New York is losing tidal marshes at a rapid pace, partly because of the rise in sea level but also because of development.

Among the big ideas in "On the Water: Palisade Bay": Create an archipelago of islands and reefs in the New York-New Jersey Upper Bay to dampen powerful storm currents, the islands being "fingered" (with many inlets) and combining tidal marshes and parks.

Nordenson points to the example of the Netherlands and cities such as Hamburg, Germany, that incorporate flood plains into their planning. Similarly Hurricane Katrina showed the importance of preserving Gulf coastal swamps. He hopes a project with the Port Authority of New York and New Jersey to begin using dredged material for natural barriers will get under way soon.

Nordenson and his team of engineers, architects and designers showed some of their ideas at the Museum of Modern Art for an exhibition called "Rising Currents."

At the local level, the Nature Conservancy is working with communities in Long Island to identify the risks from rising sea levels and protect wetlands. Sarene Marshall, who leads the conservancy's Global Climate Change Team, estimates that every dollar spent in preventive measures saves $5 in disaster recovery, and that long-term investment in natural infrastructure is more effective than hard engineering. She points to the value of the humble oyster reef, nature's version of the sea wall.

Paul Greenberg, writing in The New York Times on Tuesday, echoes her point, saying that during past centuries oysters in the trillions "played a critical role in stabilizing the shoreline from Washington to Boston."

The Nature Conservancy estimates such reefs can reduce the storm risks for 7 million Americans living on the shore.

But islands, oysters and other measures to mitigate storm surges can't isolate New York from trends thousands of miles away in the Arctic. A growing body of evidence links the disappearance of summer ice cover in the Arctic with changing weather patterns.

Over three decades, about 1.3 million square miles of Arctic sea ice has disappeared, equivalent to 42% of the area of the lower 48 states.

Climate models previously projected that the Arctic might lose almost all of its summer ice cover by 2100, but some scientists said they believe the trend is accelerating and that it will be gone long before then.

"In addition to the extent of sea ice, what remains is thinner than it used to be," said Walter Meier of the National Snow and Ice Data Center at the University of Colorado at Boulder.

Here's how it works: Less sea ice means warmer water. Sea surface temperatures off the coast of the Northeast United States are now the highest ever recorded.

"It's like leaving the fridge door open," Meier said. The only way to restrain the process would be to moderate temperature increases, which in turn would depend on lowering carbon dioxide emissions.

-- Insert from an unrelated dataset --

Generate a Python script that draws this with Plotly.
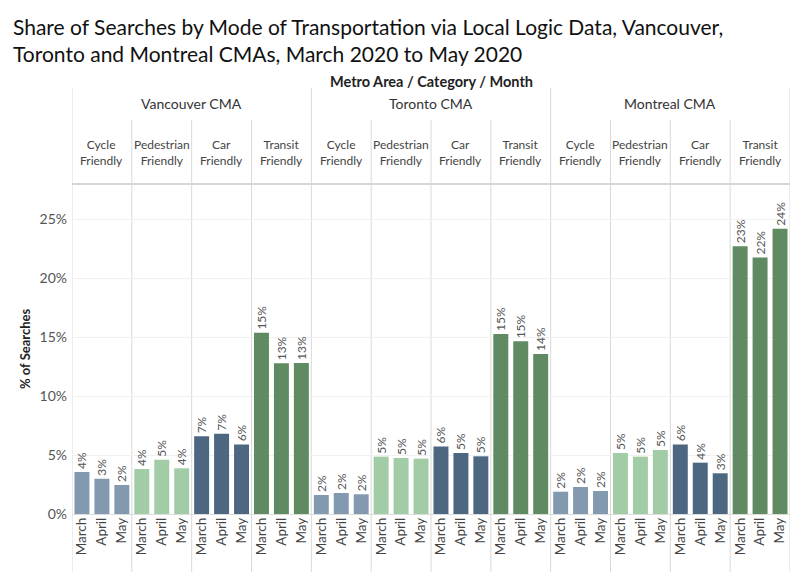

Jennifer Francis at the Institute of Marine and Coastal Sciences at Rutgers University has shown that a warmer Arctic tends to slow the jet stream, causing it to meander and in turn prolong weather patterns. It's called Arctic amplification, and it may be helping entrench drought in the northwest United States and lead to warmer summers in the Northern Hemisphere.

But there may be another effect.

"Larger swings in the jet stream allow frigid air from the Arctic to plunge farther south, as well as warm, moist tropical air to penetrate northward," Francis wrote in Yale University's Environment 360 blog. That's pretty much what happened this week, a spectacular collision of Arctic and tropical weather fronts.

A recent article in the journal Oceanography shed more light on the consequences of Arctic ice melt. Charles Greene at Cornell University and others wrote that fundamental changes in the behavior of the jet stream will "stack the deck in favor of severe winter weather outbreaks in the United States and Europe into the foreseeable future."

Urgent remedial action

There needs to be urgent remedial action to mitigate the effects, said Oppenheimer, such as raising subway entrances and reinforcing the lower floors of buildings. At the moment, Oppenheimer said, there's a lot of evaluation of hazards and too little action to address them.

After a sudden deluge in 2007 that closed part of the subway system, the New York Metropolitan Transit Authority committed more than $30 million to raise ventilation grates and redesign the entrances to some subway stations. It's also spent heavily on pumps, but a substantial surge would soon overcome such remedial measures. And beside the subway lines, power transformers and fiber-optic networks are vulnerable to flooding.

More ambitious actions would have far-reaching political and economic consequences. New York State's Sea Level Rise Task Force was created in 2007 and delivered its report to the Legislature on the last day of 2010. Among its key recommendations was greater reliance on natural protection such as marshland and a tightening of zoning laws to prevent the loss of such features.

New York City disagreed with the panel's more critical recommendations, saying it did "not recognize the differences between undeveloped areas and densely populated cities." The city's task force rejected the idea of limiting development as prohibitively expensive.

Other ideas aimed at protecting New York include:

Man-made islands

Douglas Hill of the Storm Surge Research Group at Stony Brook University has proposed a chain of massive sea barriers in Long Island Sound that could be closed to prevent flooding whenever a storm surge threatens.